FXstreet.com (Edinburgh) - The USD/JYP is now looking to stabilize in the area of 102.90/103.00 ahead of the Asian open on Wednesday.

USD/JPY all eyes on the Fed

The 2-day FOMC meeting will end up tomorrow with the usual statement and interest rate decision. With a move in rates ruled out, market participants expects the Federal Reserve to act in line with expectations for a $10 billion taper, taking the stimulus package to $65 billion.
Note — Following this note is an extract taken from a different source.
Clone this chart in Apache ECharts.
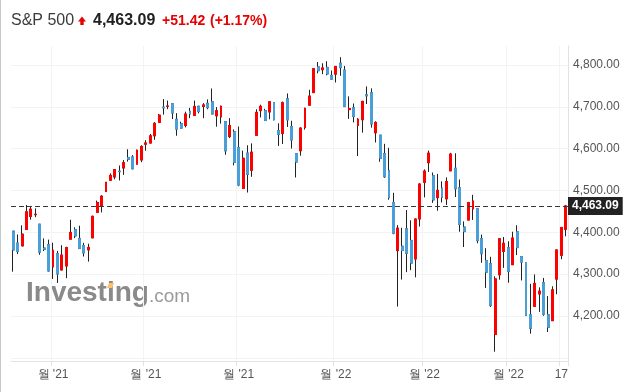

The 103.00 barrier would thus be under pressure should forecasts materialize, sending spot to hunt last week’s highs around 104.80/85. “Japanese data remains a background driver for the yen. It's all about the Fed taper decision and the Nikkei. We will have to see if the Nikkei can steady around 15,000 given the shakier global equity mood. But an as expected US$10bn Fed taper should encourage a return of buyers on USD/JPY dips, probably under 102”, suggested analysts at Westpac Global Strategy Group.

USD/JPY levels to consider

At the time of writing the pair is up 0.27% at 102.90 with the next resistance at 103.97 (low Jan.22) ahead of 104.15 (200-h MA) and then 104.55 (21-d MA). On the flip side, a break below 102.00 (low Jan.22) would aim for 101.76 (38.2% of 95.81-105.45) and finally 101.62 (low Dec.5).